Contemporary philosophy has revived these traditions, and today there’s a large number of philosophers who subscribe to virtue ethics as a theory that stands its own ground and defends its own philosophical territory, much like other moral theories do. Some virtue ethicists find their inspiration in Aristotle, others in Confucius, others in Thomas Aquinas, others in Hume, and others in Kant, to name a few. They also research how other historical philosophers have relied on virtues in their work, such as Nietzsche.

I approach virtue ethics using Aristotle’s views. And one of the main virtues that Aristotle discussed—indeed, it is one of the classical virtues—is temperance. Before we go into it, let me give an idea of Aristotle’s virtue ethics.

Aristotle thought that human beings’ activities, desires, and goals have a final destination, which is happiness or flourishing (“flourishing” is a better translation than “happiness” of the Greek concept “Eudaimonia”). Although one life goal of mine is to do a duet with Justin Bieber, while one life goal of yours is to become the Minister of Education in the Lebanese government, we both want these goals because we ultimately want to flourish, because we think it would be part of a good life. Aristotle added that although everyone agrees that flourishing is our goal, not everyone agrees on what it consists of—What is a flourishing, good, or happy life for human beings? He proposed that in order to answer this question, we should look to the unique function of human beings. What is our purpose in life that sets us apart from other creatures? It can’t be merely a life of growth, because this is shared with plants and animals; it can’t be merely a life of pleasure or sense-perception, because this is shared with animals. So, he reasoned, it must have something to do with our reason, because it is our reason or rationality that sets us apart from other creatures. (Aristotle forgot that reason does not set us apart from the gods, but let’s let this one slide.)

So our function is to live life in accordance with reason. But just because that’s our function, it doesn’t mean that everyone does it well, or it doesn’t in itself tell us what it is to do it well. A knife’s function is to cut, but not every knife cuts well, and we need to know what a good knife is. Why bother with goodness at this point? Because Aristotle is not concerned with the function of human beings as such; he is after what a good, flourishing life is. And he arrives at that answer by looking at our function. So the answer is that a flourishing human life is a life lived in accordance with reason well or excellently.

Although it sounds uninformative to say that human life is life in accordance with reason, and that a good human life is a life lived well in accordance with reason, to Aristotle this is not trivial at all. This is because living life well is an idea packed with “goodies,” specifically, living well is having and exercising the virtues, which are human excellences, such as courage, justice, honesty, wisdom, and temperance. So although all human beings (with a few exceptions) live life in accordance with reason, not all do so well. Some live life irrationally, stupidly, immorally, etc. Their reason tells them, “It’s okay to take that candy from that baby,” but this is bad advice. So their reasoning has gone awry. And if reasoning goes awry, it is not well. Hence, to live life well as a human being, one needs the virtues.

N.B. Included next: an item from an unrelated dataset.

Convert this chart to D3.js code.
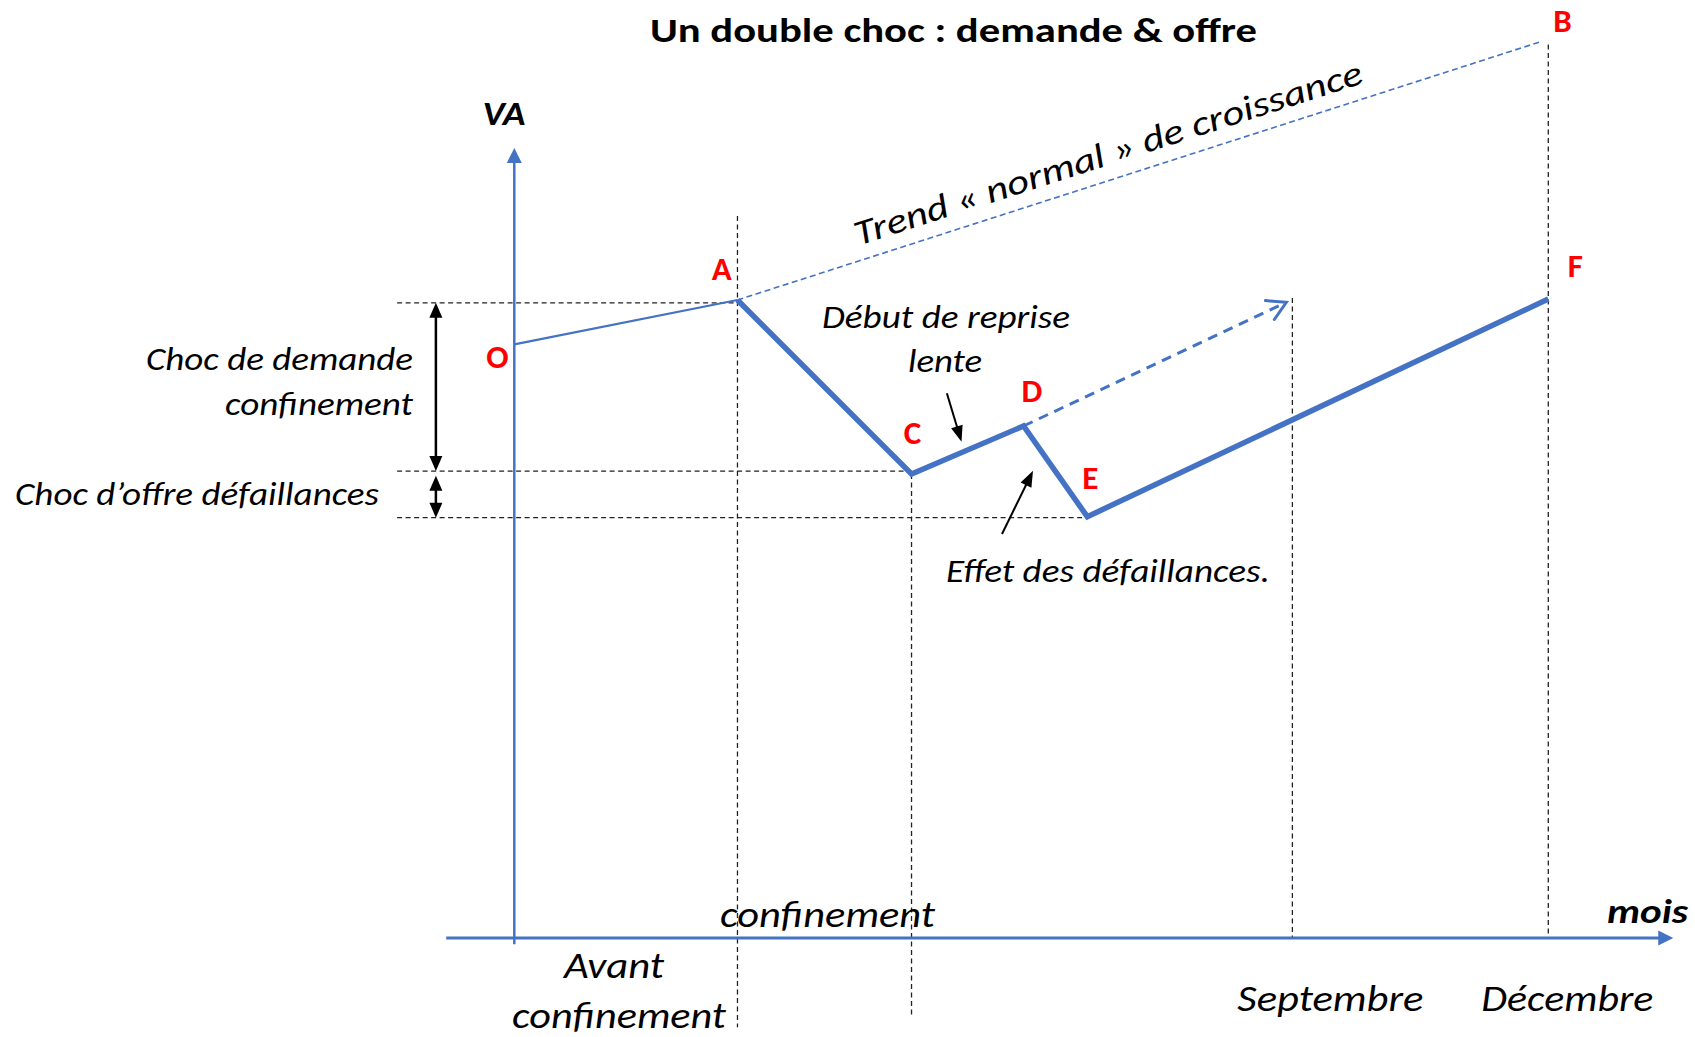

(Many philosophers have dumped on this argument by Aristotle, accusing it of all sorts of things, such as relying on the idea of a function as such for human beings, which seems crazy and to go against what evolution tells us, and such as begging the question against those who think that people can lead good lives without the virtues. I and other philosophers, however, happen to think that Aristotle was on the right track, but my aim here is not to defend Aristotle’s argument.)

The above does not mean that one’s vocation in life is to be virtuous; this makes little sense, and we do need, after all, to put food on the table. But it does mean that any type of work, hobby, activity, or personality can be part of a virtuous life or part of a non-virtuous life. So if your job is teaching, you can perform it virtuously or non-virtuously, and you do that not side by side with being virtuous, as if the two just luckily go together, but because you are virtuous (or non-virtuous). And if you have, say, an open personality, you express it virtuously (or non-virtuously). Being virtuous means that that’s how you are, so it permeates how you act and do things, including your job, hobby, relationships with others, and so on. Basically, being virtuous (or non-virtuous) penetrates every nook and cranny of your life because it is your character.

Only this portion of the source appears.